6.) How could photography help uplift Philippine music?
I know I’ve been saying things about this is my bit to help the industry because this is what I know and I think I’m relatively good at it, but I guess it helps for obvious reasons that I think among all the Asian countries that I’ve been in, the Philippines is more obsessed with cameras whether it may be for camwhoring or just to feel like you’ve captured something to say that you were there. Maybe it’s because we’re a celebrity-driven country and most of us have created Internet superstars and a lot of people think that our ticket out of poverty is fame. I’m not saying that people who take camera phone photos at concerts are like that, but those who do I think it’s more because we’re a very nostalgic country that always want to remember the past.

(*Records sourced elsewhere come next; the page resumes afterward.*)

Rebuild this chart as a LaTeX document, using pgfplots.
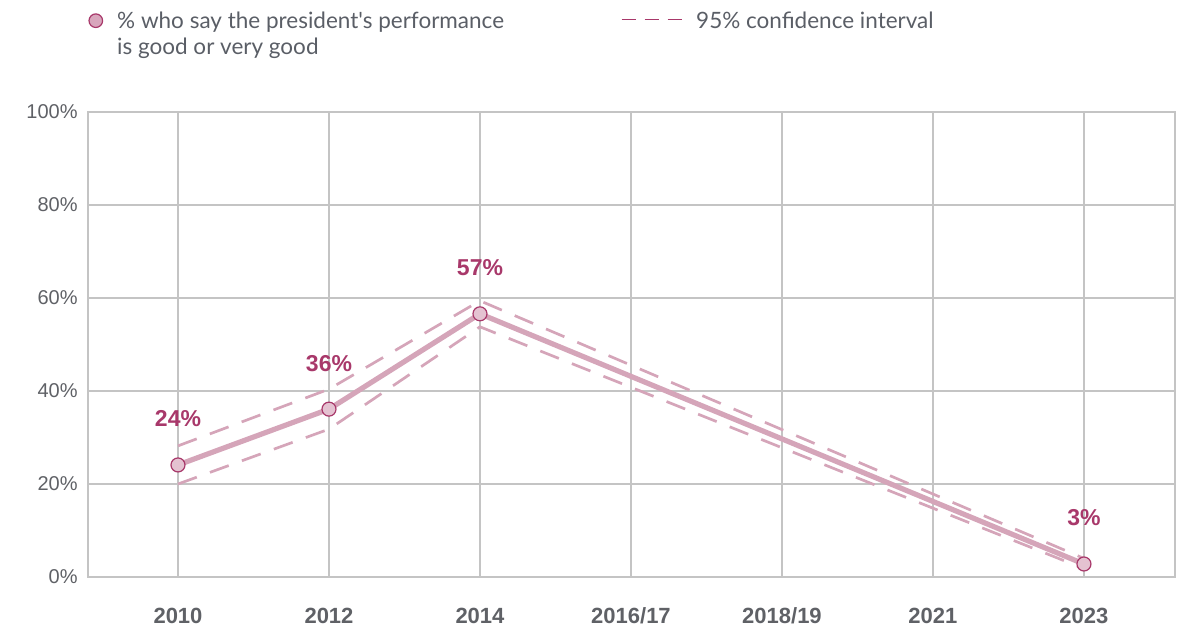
\documentclass[border=0pt]{standalone}
\usepackage{fontspec}
\usepackage{pgfplots}
\pgfplotsset{compat=1.18}
\setmainfont{Liberation Sans}
\newfontfamily\lato{Lato}
\definecolor{linepink}{HTML}{D5A5B9}
\definecolor{markfill}{HTML}{E4C2D1}
\definecolor{darkpink}{HTML}{A8386A}
\definecolor{gridgray}{HTML}{C4C4C4}
\definecolor{ticktext}{HTML}{5F6166}
\definecolor{legtext}{HTML}{5A5E66}
\begin{document}
\begin{tikzpicture}
\useasboundingbox (0,0) rectangle (593pt,314pt);
\begin{axis}[
  at={(44pt,25.5pt)}, anchor=south west,
  scale only axis, width=543.5pt, height=232.5pt,
  xmin=-0.596, xmax=6.603, ymin=0, ymax=100,
  xtick={0,1,2,3,4,5,6},
  xticklabels={2010,2012,2014,2016/17,2018/19,2021,2023},
  ytick={0,20,40,60,80,100},
  yticklabels={0\%,20\%,40\%,60\%,80\%,100\%},
  major tick length=0pt,
  grid=major,
  major grid style={gridgray, line width=0.6pt},
  axis line style={gridgray, line width=0.6pt},
  xticklabel style={font=\fontsize{11}{12}\selectfont\bfseries, text=ticktext, anchor=base, inner sep=0pt, yshift=-23pt},
  yticklabel style={font=\fontsize{10}{11}\selectfont, text=ticktext, anchor=east, inner sep=0pt, xshift=-5pt},
  legend columns=2,
  legend cell align=left,
  legend style={at={(axis description cs:0,1.217)}, anchor=north west, draw=none, fill=none, inner sep=0pt,
    font=\lato\fontsize{11.25}{13.2}\selectfont, text=legtext,
    nodes={align=left, anchor=north west, inner sep=0pt},
    /tikz/every even column/.append style={column sep=58.5pt},
    /tikz/every odd column/.append style={column sep=7pt}},
  clip=false,
]
% confidence interval (upper, lower)
\addplot[linepink, line width=1.35pt, dash pattern=on 10pt off 7pt, forget plot]
  coordinates {(0,28.2) (1,40.4) (2,59.4) (6,4.0)};
\addplot[linepink, line width=1.35pt, dash pattern=on 10pt off 7pt, forget plot]
  coordinates {(0,20.0) (1,31.8) (2,53.8) (6,1.8)};
% main series
\addplot[linepink, line width=2.6pt, mark=*, mark size=3.5pt,
  mark options={fill=markfill, draw=darkpink, line width=0.6pt},
  point meta=explicit symbolic,
  nodes near coords,
  every node near coord/.append style={font=\fontsize{11.5}{12}\selectfont\bfseries, text=darkpink, anchor=center, yshift=23pt},
  forget plot]
  coordinates {(0,24.1) [24\%] (1,36.1) [36\%] (2,56.6) [57\%] (6,2.8) [3\%]};
\addlegendimage{legend image code/.code={\draw[fill=markfill!80!darkpink, draw=darkpink, line width=0.6pt] (3pt,-4.6pt) circle (3.4pt);}}
\addlegendentry{\% who say the president's performance\\is good or very good}
\addlegendimage{legend image code/.code={\draw[darkpink, line width=0.6pt, dash pattern=on 7pt off 4.5pt] (0pt,-4.1pt) -- (30pt,-4.1pt);}}
\addlegendentry{95\% confidence interval}
\end{axis}
\end{tikzpicture}
\end{document}
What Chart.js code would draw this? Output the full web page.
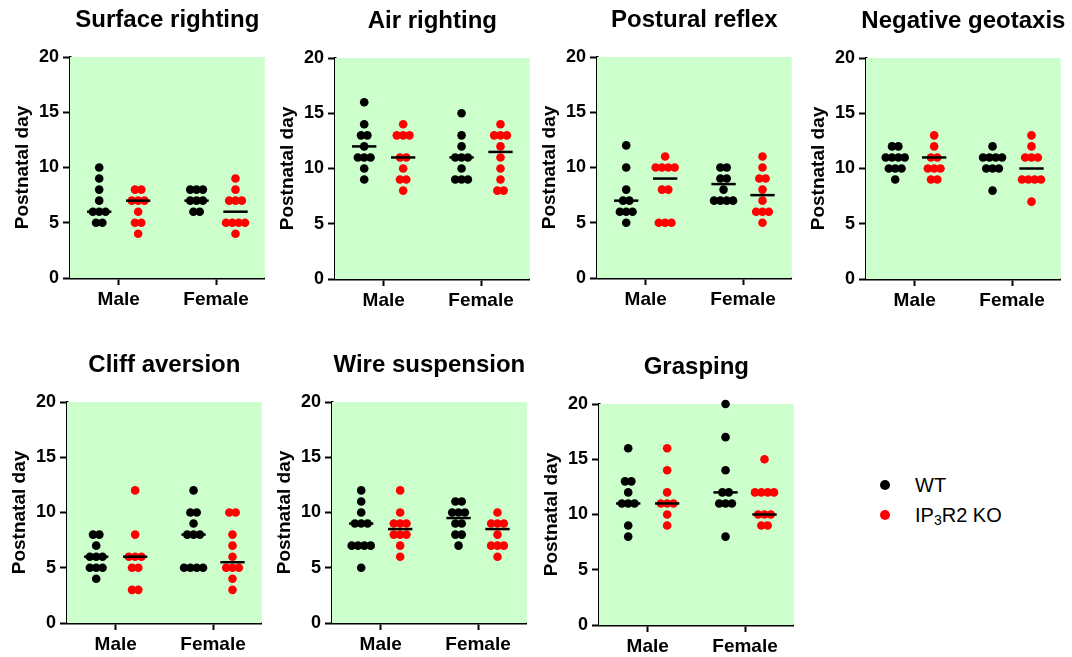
<!DOCTYPE html>
<html>
<head>
<meta charset="utf-8">
<script src="https://cdn.jsdelivr.net/npm/chart.js@4.4.1/dist/chart.umd.min.js"></script>
<style>
body { margin: 0; width: 1072px; height: 657px; overflow: hidden; background: #fff; position: relative; font-family: "Liberation Sans", Arial, sans-serif; }
canvas { position: absolute; }
.legend { position: absolute; left: 878px; top: 470px; font-size: 20px; color: #000; }
.legend .row { height: 30px; display: flex; align-items: center; }
.legend .dot { width: 10px; height: 10px; border-radius: 50%; margin: 0 25px 0 2px; }
.legend sub { font-size: 14px; position: relative; top: 5px; vertical-align: baseline; }
</style>
</head>
<body>
<canvas id="p0" width="271" height="320"></canvas>
<canvas id="p1" width="271" height="320"></canvas>
<canvas id="p2" width="271" height="320"></canvas>
<canvas id="p3" width="271" height="320"></canvas>
<canvas id="p4" width="271" height="320"></canvas>
<canvas id="p5" width="271" height="320"></canvas>
<canvas id="p6" width="271" height="320"></canvas>
<div class="legend">
  <div class="row"><span class="dot" style="background:#000"></span>WT</div>
  <div class="row"><span class="dot" style="background:#ff0000"></span>IP<sub>3</sub>R2 KO</div>
</div>
<script>
// categories
const sexes = ['Male', 'Female'];
const titles = ['Surface righting', 'Air righting', 'Postural reflex', 'Negative geotaxis',
                'Cliff aversion', 'Wire suspension', 'Grasping'];

// values: [male, female] per genotype, medians as [WT M, KO M, WT F, KO F]
const surfWT = [[10, 9, 8, 7, 6, 6, 6, 5, 5], [8, 8, 8, 7, 7, 7, 6, 6]];
const surfKO = [[8, 8, 7, 7, 7, 6, 5, 5, 4], [9, 8, 7, 7, 7, 5, 5, 5, 5, 4]];
const surfMed = [6, 7, 7, 6];

const airWT = [[16, 14, 13, 13, 12, 11, 11, 11, 10, 9], [15, 13, 12, 11, 11, 11, 10, 9, 9, 9]];
const airKO = [[14, 13, 13, 13, 11, 11, 10, 9, 9, 8], [14, 13, 13, 13, 12, 11, 10, 9, 8, 8]];
const airMed = [12, 11, 11, 11.5];

const postWT = [[12, 10, 8, 7, 7, 6, 6, 6, 5], [10, 10, 9, 9, 8, 7, 7, 7, 7]];
const postKO = [[11, 10, 10, 10, 10, 8, 8, 5, 5, 5], [11, 10, 9, 9, 8, 7, 6, 6, 6, 5]];
const postMed = [7, 9, 8.5, 7.5];

const negWT = [[12, 12, 11, 11, 11, 11, 10, 10, 10, 9], [12, 11, 11, 11, 11, 10, 10, 10, 8]];
const negKO = [[13, 12, 11, 11, 10, 10, 10, 9, 9], [13, 12, 11, 11, 11, 9, 9, 9, 9, 7]];
const negMed = [11, 11, 11, 10];

const cliffWT = [[8, 8, 7, 6, 6, 6, 5, 5, 5, 4], [12, 10, 10, 9, 8, 8, 8, 5, 5, 5, 5]];
const cliffKO = [[12, 8, 6, 6, 6, 5, 5, 3, 3], [10, 10, 8, 7, 6, 5, 5, 5, 4, 3]];
const cliffMed = [6, 6, 8, 5.5];

const wireWT = [[12, 11, 10, 9, 9, 9, 7, 7, 7, 7, 5], [11, 11, 10, 10, 10, 9, 9, 8, 8, 7]];
const wireKO = [[12, 10, 9, 9, 9, 8, 8, 8, 7, 6], [10, 9, 9, 9, 8, 7, 7, 7, 6]];
const wireMed = [9, 8.5, 9.5, 8.5];

const graspWT = [[16, 13, 13, 12, 11, 11, 11, 9, 8], [20, 17, 14, 12, 12, 11, 11, 11, 8]];
const graspKO = [[16, 14, 12, 11, 11, 11, 10, 9], [15, 12, 12, 12, 12, 10, 10, 10, 9, 9]];
const graspMed = [11, 11, 12, 10];

const yTicks = [0, 5, 10, 15, 20];

const wtSets = [surfWT, airWT, postWT, negWT, cliffWT, wireWT, graspWT];
const koSets = [surfKO, airKO, postKO, negKO, cliffKO, wireKO, graspKO];
const medSets = [surfMed, airMed, postMed, negMed, cliffMed, wireMed, graspMed];

// where each panel's y axis sits on the page
const axisLeft = [70, 335, 597, 866, 67, 332, 599];
const panelTop = [0, 1, 0, 1, 345, 345, 347];

const FONT = '"Liberation Sans", Arial, sans-serif';

const panelDecor = {
    id: 'panelDecor',
    beforeDatasetsDraw(chart) {
        const a = chart.chartArea, ctx = chart.ctx;
        ctx.save();
        ctx.fillStyle = '#ccffcc';
        ctx.fillRect(a.left, a.top, a.right - a.left, a.bottom - a.top);
        ctx.restore();
    },
    afterDraw(chart, args, opts) {
        const a = chart.chartArea, ctx = chart.ctx;
        ctx.save();
        ctx.font = 'bold 24px ' + FONT;
        ctx.fillStyle = '#000';
        ctx.textAlign = 'center';
        ctx.textBaseline = 'middle';
        ctx.fillText(opts.title, (a.left + a.right) / 2, 20);
        ctx.restore();
    }
};

// spread equal values sideways like a column scatter
function spread(values, center) {
    const counts = {}, seen = {};
    values.forEach(v => counts[v] = (counts[v] || 0) + 1);
    return values.map(v => {
        const k = seen[v] = (seen[v] || 0) + 1;
        return { x: center + (k - 1 - (counts[v] - 1) / 2) * 0.13, y: v };
    });
}

function medianLine(x, m) {
    return {
        data: [{ x: x - 0.25, y: m }, { x: x + 0.25, y: m }],
        showLine: true, borderColor: '#000', borderWidth: 2.5,
        pointRadius: 0, clip: false
    };
}

function axisStyle() {
    return {
        grid: { display: true, drawOnChartArea: false, drawTicks: true, tickLength: 7, tickWidth: 2, tickColor: '#000' },
        border: { display: true, color: '#000', width: 2.5 }
    };
}

for (let i = 0; i < 7; i++) {
    const canvas = document.getElementById('p' + i);
    canvas.style.left = (axisLeft[i] - 72) + 'px';
    canvas.style.top = panelTop[i] + 'px';

    const wt = wtSets[i], ko = koSets[i], med = medSets[i];
    const datasets = [];
    sexes.forEach((s, j) => {
        const c = 1 + 2 * j;
        datasets.push(medianLine(c - 0.4, med[2 * j]));
        datasets.push(medianLine(c + 0.4, med[2 * j + 1]));
    });
    sexes.forEach((s, j) => {
        const c = 1 + 2 * j;
        datasets.push({ data: spread(wt[j], c - 0.4), backgroundColor: '#000', borderWidth: 0, pointRadius: 4.3, clip: false });
        datasets.push({ data: spread(ko[j], c + 0.4), backgroundColor: '#ff0000', borderWidth: 0, pointRadius: 4.3, clip: false });
    });

    new Chart(canvas.getContext('2d'), {
        type: 'scatter',
        data: { datasets: datasets },
        options: {
            responsive: false,
            animation: false,
            layout: { padding: { top: 57, right: 4, left: 0, bottom: 0 } },
            plugins: { legend: { display: false }, tooltip: { enabled: false }, panelDecor: { title: titles[i] } },
            scales: {
                x: Object.assign({
                    type: 'linear', min: 0, max: 4,
                    afterBuildTicks: sc => { sc.ticks = sexes.map((s, j) => ({ value: 1 + 2 * j })); },
                    afterFit: sc => { sc.height = 42; },
                    ticks: {
                        callback: v => sexes[(v - 1) / 2],
                        color: '#000', padding: 3, maxRotation: 0, autoSkip: false,
                        font: { family: FONT, size: 19, weight: 'bold' }
                    }
                }, axisStyle()),
                y: Object.assign({
                    min: 0, max: 20,
                    afterBuildTicks: sc => { sc.ticks = yTicks.map(v => ({ value: v })); },
                    afterFit: sc => { sc.width = 72; },
                    ticks: { color: '#000', padding: 4, font: { family: FONT, size: 18, weight: 'bold' } },
                    title: {
                        display: true, text: 'Postnatal day', color: '#000',
                        padding: { top: 13, bottom: 0 },
                        font: { family: FONT, size: 19, weight: 'bold' }
                    }
                }, axisStyle())
            }
        },
        plugins: [panelDecor]
    });
}
</script>
</body>
</html>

I started photography initially because I have a very bad memory. I’m very forgetful and documenting musicians was a life that was thrust to me, not by choice but by circumstance and because it was never a dream of mine to become a photographer, I held my camera seeing the things that happen around me and the difficulties that musicians encounter. I was in the business of making rock stars look like gods as a fashion stylist before and I think it will take time for me to be able to document the gritty truth of the local scene’s difficulties, but right now I can only show what the fans want to see which is their idea of what their favorite musician should look like.
Our obsession with photographs — the basic reason why we put graphics on our powerpoint presentations is to get people’s attention. It may be for something else, but getting their attention in a world of people with attention spans that get shorter and shorter everyday, and what I do isn’t for me but to get the attention towards the music and never myself. I wouldn’t be here it weren’t for the music anyway.
7.) Comments/ suggestions/ words of inspiration for my thesis:
Success is in the moments, not the events.